Robert Sandusky proposed the application of a distributed system management framework to DLs in which fault, configuration, security, accounting, and performance management are addressed. Highlighting the importance of a human-centered approach to DL management, Sandusky advocated looking at how librarians, computer engineers and users are all involved in developing DL collections, services, institutions, and technologies.

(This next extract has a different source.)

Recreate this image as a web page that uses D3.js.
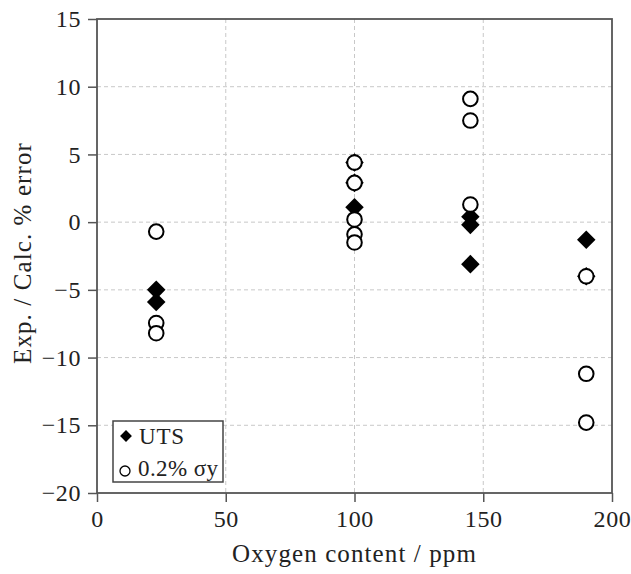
<!DOCTYPE html>
<html>
<head>
<meta charset="utf-8">
<script src="https://cdn.jsdelivr.net/npm/d3@7"></script>
<style>
  body { margin: 0; background: #fff; }
</style>
</head>
<body>
<div id="wrapper"></div>
<script>
// data
const utsX = [23, 23, 100, 100, 100, 145, 145, 145, 190, 190]
const utsY = [-5.0, -5.9, 4.4, 2.9, 1.1, 0.4, -0.2, -3.1, -1.3, -4.0]
const ysX = [23, 23, 23, 100, 100, 100, 100, 100, 145, 145, 145, 190, 190, 190]
const ysY = [-0.7, -7.45, -8.2, 4.4, 2.9, 0.2, -0.9, -1.5, 9.1, 7.5, 1.3, -4.0, -11.2, -14.8]
const xTicks = [0, 50, 100, 150, 200]
const yTicks = [15, 10, 5, 0, -5, -10, -15, -20]

const serif = "'Liberation Serif', 'Times New Roman', serif"

const dimensions = {
  width: 631,
  height: 574,
  margin: { top: 19, right: 19, bottom: 81, left: 97 },
}
dimensions.boundedWidth = dimensions.width - dimensions.margin.left - dimensions.margin.right
dimensions.boundedHeight = dimensions.height - dimensions.margin.top - dimensions.margin.bottom

const wrapper = d3.select("#wrapper")
  .append("svg")
    .attr("width", dimensions.width)
    .attr("height", dimensions.height)
    .attr("font-family", serif)

const bounds = wrapper.append("g")
  .attr("transform", `translate(${dimensions.margin.left},${dimensions.margin.top})`)

const xScale = d3.scaleLinear().domain([0, 200]).range([0, dimensions.boundedWidth])
const yScale = d3.scaleLinear().domain([-20, 15]).range([dimensions.boundedHeight, 0])

// grid
bounds.append("g").selectAll("line")
  .data(xTicks.slice(1, -1))
  .join("line")
    .attr("x1", d => xScale(d)).attr("x2", d => xScale(d))
    .attr("y1", 0).attr("y2", dimensions.boundedHeight)
    .attr("stroke", "#c8c8c8").attr("stroke-dasharray", "4,3")
bounds.append("g").selectAll("line")
  .data(yTicks.slice(1, -1))
  .join("line")
    .attr("y1", d => yScale(d)).attr("y2", d => yScale(d))
    .attr("x1", 0).attr("x2", dimensions.boundedWidth)
    .attr("stroke", "#c8c8c8").attr("stroke-dasharray", "4,3")

// axes
const xAxis = bounds.append("g")
  .attr("transform", `translate(0,${dimensions.boundedHeight})`)
  .call(d3.axisBottom(xScale).tickValues(xTicks).tickSize(9).tickSizeOuter(0).tickPadding(8))
const yAxis = bounds.append("g")
  .call(d3.axisLeft(yScale).tickValues(yTicks).tickSize(9).tickSizeOuter(0).tickPadding(7))
;[xAxis, yAxis].forEach(a => {
  a.attr("font-family", serif).attr("font-size", 24)
  a.select(".domain").remove()
  a.selectAll("line").attr("stroke", "#555").attr("stroke-width", 1.5)
  a.selectAll("text").attr("fill", "#222").attr("letter-spacing", 0.6)
})

// frame
bounds.append("rect")
  .attr("width", dimensions.boundedWidth)
  .attr("height", dimensions.boundedHeight)
  .attr("fill", "none")
  .attr("stroke", "#555")
  .attr("stroke-width", 1.8)

// labels
wrapper.append("text")
  .attr("x", dimensions.margin.left + dimensions.boundedWidth / 2)
  .attr("y", 562)
  .attr("text-anchor", "middle")
  .attr("font-size", 25)
  .attr("letter-spacing", 1.1)
  .attr("fill", "#222")
  .text("Oxygen content / ppm")

wrapper.append("text")
  .attr("transform", `translate(31,253) rotate(-90)`)
  .attr("text-anchor", "middle")
  .attr("font-size", 25)
  .attr("letter-spacing", 1.1)
  .attr("fill", "#222")
  .text("Exp. / Calc. % error")

// points: UTS diamonds first, yield circles (white fill) on top
const diamond = d3.symbol().type(d3.symbolSquare).size(172)
bounds.append("g").selectAll("path")
  .data(d3.range(utsX.length))
  .join("path")
    .attr("d", diamond)
    .attr("transform", i => `translate(${xScale(utsX[i])},${yScale(utsY[i])}) rotate(45)`)
    .attr("fill", "#000")

bounds.append("g").selectAll("circle")
  .data(d3.range(ysX.length))
  .join("circle")
    .attr("cx", i => xScale(ysX[i]))
    .attr("cy", i => yScale(ysY[i]))
    .attr("r", 7.3)
    .attr("fill", "#fff")
    .attr("stroke", "#000")
    .attr("stroke-width", 2)

// legend
const legend = wrapper.append("g").attr("transform", "translate(113,421)")
legend.append("rect")
  .attr("width", 110).attr("height", 61)
  .attr("fill", "#fff").attr("stroke", "#444").attr("stroke-width", 1.5)
legend.append("path")
  .attr("d", d3.symbol().type(d3.symbolSquare).size(70))
  .attr("transform", "translate(13,15) rotate(45)")
legend.append("text").attr("x", 26).attr("y", 23).attr("font-size", 23).attr("letter-spacing", 0.8).attr("fill", "#222").text("UTS")
legend.append("circle")
  .attr("cx", 12).attr("cy", 50).attr("r", 5)
  .attr("fill", "#fff").attr("stroke", "#000").attr("stroke-width", 1.3)
legend.append("text").attr("x", 25).attr("y", 55).attr("font-size", 23).attr("letter-spacing", 0.4).attr("fill", "#222").text("0.2% σy")
</script>
</body>
</html>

Participants also discussed emerging methods for studying DL design and use from a human-centered perspective. Michael Nilan articulated a process--based on users' articulation of their needs and the ability for them to provide online comments via the DL-- for establishing a communications environment among system designers and users in order to refine initial design requirements and modify the system as changes in user needs are articulated. Robert Downs described his work with DL transaction logs, in which log reports support interviews with users by providing cues to the interviewer for directing the interview, by stimulating respondents' recollections of their online behavior, and by providing a reference for discussing and reflecting on this behavior. S. Leigh Star raised the possibility of cross- fertilization between grounded theory and the construction of faceted classification in analyzing behaviors and structures inherent in DLs.

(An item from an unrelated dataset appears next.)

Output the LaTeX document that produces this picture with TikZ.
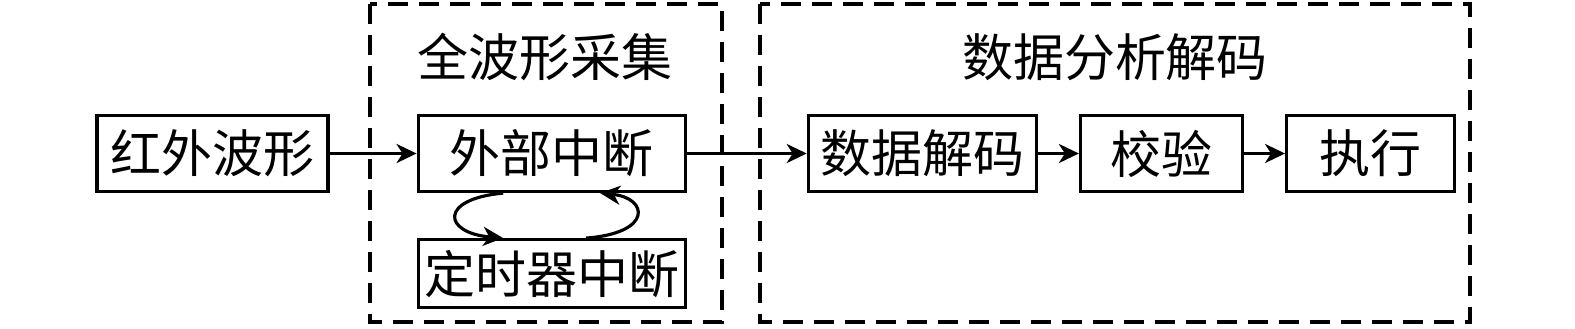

The role of people in DLs was highlighted throughout the Allerton Institute. In the session on user support, Michael Twidale presented his research on the nature of collaboration in DL use, citing his key findings that people often learn from friends and do not use system documentation. He also described the range of human characteristics evident in mental models of search engines, which includes a smart and rational person who goes and gets what you want, a mischievous and inconsistent genie, and a criminal to be interrogated. In considering human factors in DL indexing and access, Marcia Bates discussed the manner in which the experiences of information seekers and indexers are phenomenologically different, and the implications of these differences for system design.

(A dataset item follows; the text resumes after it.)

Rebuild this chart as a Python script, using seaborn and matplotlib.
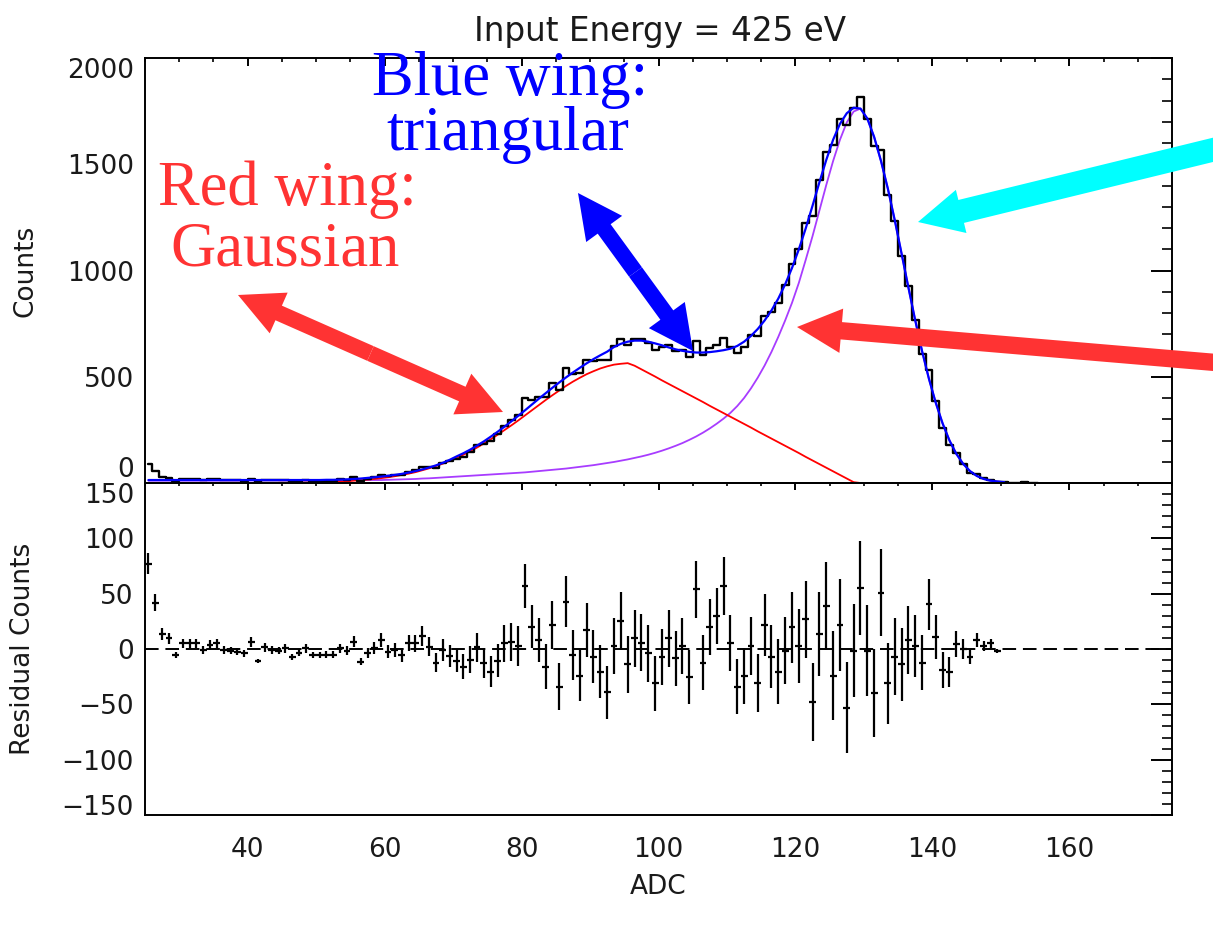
import numpy as np
import matplotlib
matplotlib.use("Agg")
import matplotlib.pyplot as plt
import seaborn as sns
from matplotlib.patches import FancyArrowPatch, ArrowStyle
from matplotlib.ticker import MultipleLocator

# ---------------- data ----------------
first_bin = 25
# histogram counts, ADC bins 25 .. 155
counts = [91, 56, 28, 24, 9, 19, 19, 19, 13, 18,
          19, 13, 12, 12, 10, 21, 3, 16, 13, 12,
          15, 7, 11, 15, 9, 9, 10, 10, 17, 16,
          26, 10, 21, 28, 38, 32, 37, 38, 54, 61,
          76, 75, 71, 94, 103, 115, 124, 147, 178, 184,
          198, 231, 270, 297, 319, 399, 389, 404, 406, 470,
          439, 540, 515, 518, 580, 576, 581, 579, 643, 680,
          651, 680, 676, 661, 626, 641, 648, 621, 625, 591,
          668, 602, 636, 650, 682, 638, 611, 641, 695, 694,
          787, 805, 848, 933, 1032, 1103, 1225, 1257, 1428, 1559,
          1591, 1712, 1687, 1764, 1817, 1713, 1588, 1566, 1354, 1231,
          1066, 928, 768, 608, 530, 388, 261, 179, 141, 90,
          49, 41, 22, 16, 5, 3, 2, 1, 3, 1, 1]

# total fit (blue), ADC 25 .. 150
total_fit = [14] * 26 + [
    15, 15, 16, 17, 19, 21, 24, 27, 30,
    34, 38, 43, 49, 56, 64, 73, 83, 95, 109,
    125, 140, 157, 176, 196, 218, 241, 265, 290, 316,
    342, 369, 396, 422, 448, 473, 497, 520, 542, 563,
    583, 601, 618, 640, 655, 665, 670, 670, 665, 657,
    648, 638, 629, 622, 617, 614, 614, 616, 620, 625,
    632, 645, 665, 692, 725, 765, 812, 868, 935, 1012,
    1100, 1198, 1305, 1415, 1520, 1615, 1690, 1740, 1766, 1762,
    1715, 1628, 1515, 1385, 1238, 1080, 920, 765, 620, 490,
    377, 280, 200, 137, 90, 56, 33, 19, 11, 7, 4]

# main peak component (purple), ADC 25 .. 150
peak_comp = [11] * 15 + [12] * 10 + [13] * 5 + [14] * 5 + [
    15, 16, 17, 18, 19, 21, 22, 24, 26, 28,
    30, 32, 34, 36, 38, 40, 42, 44, 46, 48,
    50, 53, 56, 59, 62, 65, 68, 72, 76, 80,
    84, 89, 94, 99, 105, 111, 118, 125, 133, 142,
    152, 163, 175, 188, 203, 219, 237, 257, 279, 303,
    330, 362, 400, 445, 496, 553, 617, 688, 765, 848,
    942, 1050, 1162, 1282, 1402, 1515, 1615, 1697, 1748, 1762,
    1715, 1628, 1515, 1385, 1238, 1080, 920, 765, 620, 490,
    377, 280, 200, 137, 90, 56, 33, 19, 11, 7, 4]

# low-energy wing component (red), ADC 44 .. 129
wing_first = 44
wing_comp = [1, 1, 1, 2, 2, 3,
             4, 4, 5, 7, 8, 11, 13, 16, 19, 23,
             27, 32, 38, 44, 51, 60, 69, 80, 91, 104,
             118, 133, 150, 167, 186, 206, 227, 249, 271, 294,
             318, 342, 366, 390, 413, 435, 457, 477, 495, 512,
             526, 539, 549, 557, 561, 564, 552, 535, 518, 501,
             483, 466, 449, 432, 415, 398, 381, 363, 346, 329,
             312, 295, 278, 261, 243, 226, 209, 192, 175, 158,
             141, 123, 106, 89, 72, 55, 38, 21, 4, 0]

# residuals (data - fit), ADC 25 .. 149
residuals = [77, 42, 13.5, 9.6, -5.4, 5.1, 5.1, 5.0, -1.0, 3.6,
             5.0, -1.0, -1.5, -2.4, -4.0, 6.6, -10.8, 1.5, -1.0, -1.5,
             0.6, -7.0, -3.3, 0.6, -5.4, -5.4, -5.4, -5.4, 0.6, -1.5,
             6.6, -11.4, -3.3, 0.6, 8.1, -2.4, -1.0, -5.4, 5.1, 5.0,
             11.7, 2.1, -12.3, -1.0, -6.3, -10.5, -16.0, -9.6, 1.5, -12.3,
             -20.4, -10.5, 5.1, 6.6, 2.7, 56.9, 20.2, 8.1, -16.0, 21.7,
             -34.0, 42.7, -5.4, -24.0, 17.2, -6.9, -20.5, -39.0, 2.7, 25.3,
             -14.0, 9.6, 5.7, -3.9, -31.0, -6.9, 9.6, -8.4, 2.7, -25.6,
             53.9, -12.3, 20.2, 29.9, 56.9, 5.7, -34.0, -24.0, 2.7, -31.0,
             21.7, -6.9, -20.5, -1.5, 19.6, 2.7, 26.8, -48.0, 13.3, 38.9,
             -24.0, 21.7, -53.0, -1.5, 55.4, -1.5, -40.0, 50.9, -31.0, -6.9,
             -14.0, 8.1, 2.7, -12.3, 40.4, 11.1, -19.0, -21.0, 4.5, 0.0,
             -6.9, 8.1, 2.7, 5.1, -1.8]

title_text = "Input Energy = 425 eV"
x_label = "ADC"
y_label_top = "Counts"
y_label_bottom = "Residual Counts"

# ---------------- style ----------------
sns.set_style("white")
plt.rcParams["font.family"] = ["DejaVu Sans"]
plt.rcParams["axes.unicode_minus"] = True

W, H = 1213, 933
fig = plt.figure(figsize=(W / 100, H / 100), dpi=100)
fig.patch.set_facecolor("white")

ax1 = fig.add_axes([145 / W, 1 - 483 / H, 1027 / W, 425 / H])
ax2 = fig.add_axes([145 / W, 1 - 815 / H, 1027 / W, 332 / H])

bins = np.arange(first_bin, first_bin + len(counts)) + 0.5
fit_x = np.arange(first_bin, first_bin + len(total_fit)) + 0.5
wing_x = np.arange(wing_first, wing_first + len(wing_comp)) + 0.5
res_x = np.arange(first_bin, first_bin + len(residuals)) + 0.5
res_err = np.sqrt(np.maximum(np.array(counts[:len(residuals)], float), 1.0))

# ---------------- top panel ----------------
sns.lineplot(x=fit_x, y=peak_comp, ax=ax1, color="#A83CFF", lw=1.3,
             estimator=None, sort=False, zorder=2)
sns.lineplot(x=wing_x, y=wing_comp, ax=ax1, color="#FF0000", lw=1.3,
             estimator=None, sort=False, zorder=2)
sns.lineplot(x=bins, y=counts, ax=ax1, color="black", lw=1.7,
             drawstyle="steps-mid", estimator=None, sort=False, zorder=3)
sns.lineplot(x=fit_x, y=total_fit, ax=ax1, color="#0000FF", lw=1.6,
             estimator=None, sort=False, zorder=4)

# ---------------- bottom panel ----------------
ax2.axhline(0, color="black", lw=1.4, ls=(0, (7, 3.5)), zorder=1)
ax2.errorbar(res_x, residuals, xerr=0.5, yerr=res_err, fmt="none",
             ecolor="black", elinewidth=1.6, capsize=0, zorder=3)

for ax in (ax1, ax2):
    ax.set_xlim(25, 175)
    ax.xaxis.set_major_locator(MultipleLocator(20))
    ax.xaxis.set_minor_locator(MultipleLocator(5))
    for sp in ax.spines.values():
        sp.set_visible(True)
        sp.set_color("black")
        sp.set_linewidth(1.4)
    ax.set_facecolor("none")
    ax.tick_params(which="both", direction="in", top=True, right=True,
                   colors="black", labelsize=19, labelcolor="#1a1a1a")
    ax.tick_params(axis="y", which="major", length=14.8, width=1.4, pad=8)
    ax.tick_params(axis="y", which="minor", length=7.4, width=1.2)

ax1.set_ylim(0, 2000)
ax1.set_yticks([0, 500, 1000, 1500, 2000])
ax1.yaxis.set_minor_locator(MultipleLocator(100))
ax1.tick_params(axis="x", which="major", length=6.1, width=1.4, labelbottom=False)
ax1.tick_params(axis="x", which="minor", length=3.1, width=1.2)
ax1.set_xlabel("")
ax1.set_ylabel(y_label_top, fontsize=19, color="#1a1a1a")
ax1.yaxis.set_label_coords(-0.104, 0.5)

ax2.set_ylim(-150, 150)
ax2.set_yticks([-150, -100, -50, 0, 50, 100, 150])
ax2.yaxis.set_minor_locator(MultipleLocator(10))
ax2.tick_params(axis="x", which="major", length=4.8, width=1.4, pad=16)
ax2.tick_params(axis="x", which="minor", length=2.4, width=1.2)
ax2.set_xlabel(x_label, fontsize=19, color="#1a1a1a", labelpad=8)
ax2.set_ylabel(y_label_bottom, fontsize=19, color="#1a1a1a")
ax2.yaxis.set_label_coords(-0.106, 0.5)

top_labs = ax1.get_yticklabels()
top_labs[0].set_va("bottom")
top_labs[-1].set_va("top")
bot_labs = ax2.get_yticklabels()
bot_labs[0].set_va("baseline")
bot_labs[-1].set_va("top")

fig.text(660 / W, 1 - 32 / H, title_text, ha="center", va="center",
         fontsize=23.5, color="#1a1a1a")

# ---------------- annotations ----------------
def fpt(x, y):
    return (x / W, 1 - y / H)


def arrow(p_from, p_to, color, tail):
    a = FancyArrowPatch(fpt(*p_from), fpt(*p_to), transform=fig.transFigure,
                        arrowstyle=ArrowStyle.Simple(head_length=32, head_width=32,
                                                     tail_width=tail),
                        mutation_scale=1, color=color, lw=0, shrinkA=0, shrinkB=0,
                        zorder=10)
    fig.add_artist(a)


def double_arrow(p1, p2, color, tail):
    m = ((p1[0] + p2[0]) / 2, (p1[1] + p2[1]) / 2)
    arrow(m, p1, color, tail)
    arrow(m, p2, color, tail)


red = "#FF3333"
double_arrow((238, 295), (503, 412), red, 11.5)
double_arrow((578, 193), (693, 351), "#0000FF", 11.5)
arrow((1245, 142), (918, 222), "#00FFFF", 17)
arrow((1245, 365), (797, 327), red, 12.5)

serif = ["Liberation Serif", "DejaVu Serif"]
fig.text(fpt(510, 95)[0], fpt(510, 95)[1], "Blue wing:", ha="center", va="baseline",
         family=serif, fontsize=45, color="#0000FF", zorder=11)
fig.text(fpt(508, 150)[0], fpt(508, 150)[1], "triangular", ha="center", va="baseline",
         family=serif, fontsize=45, color="#0000FF", zorder=11)
fig.text(fpt(287, 205)[0], fpt(287, 205)[1], "Red wing:", ha="center", va="baseline",
         family=serif, fontsize=45, color=red, zorder=11)
fig.text(fpt(285, 265)[0], fpt(285, 265)[1], "Gaussian", ha="center", va="baseline",
         family=serif, fontsize=45, color=red, zorder=11)

fig.savefig("out.png", dpi=100, facecolor="white")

Political issues in DL design and evaluation also received attention throughout the Institute. Participants discussed the potential political manipulation of user-centered design techniques. Doctoral students raised political issues that directly affect their development as DL researchers. They talked about the dangers inherent in their choice of DLs as a primary area of study, noting that state of the art technologies are not employed in most libraries, that true interdisciplinary endeavors are seldom accepted fully in the academy, and that DLs can occupy Ran ugly middle grounds between theory and practice.

The 1996 Allerton Institute was the second in a series. Part of the original impetus for convening an interdisciplinary forum on human-centered DL design and evaluation came from the desire to share and build upon the experiences of those individuals, like myself, who are currently involved in social science research associated with the six NSF/DARPA/NASA Digital Library Initiative (DLI) projects. Our DLI Social Science Team has conducted focus groups on how academics identify and use journal articles, observations and interviews related to the flow of information in academic environments, an ethnographic study of how people organize their workspace, and usability tests of our DLI prototypes for a testbed of fulltext engineering journals in SGML format. We are also analyzing testbed usage through the integrated analysis of user registration forms with transaction logs and plan on implementing targeted online user surveys and feedback mechanisms. Focal points for our investigation are the use of individual components of journal articles and the manner in which formal and folk classifications merge in attempts by individuals to navigate the vocabulary space of DLs.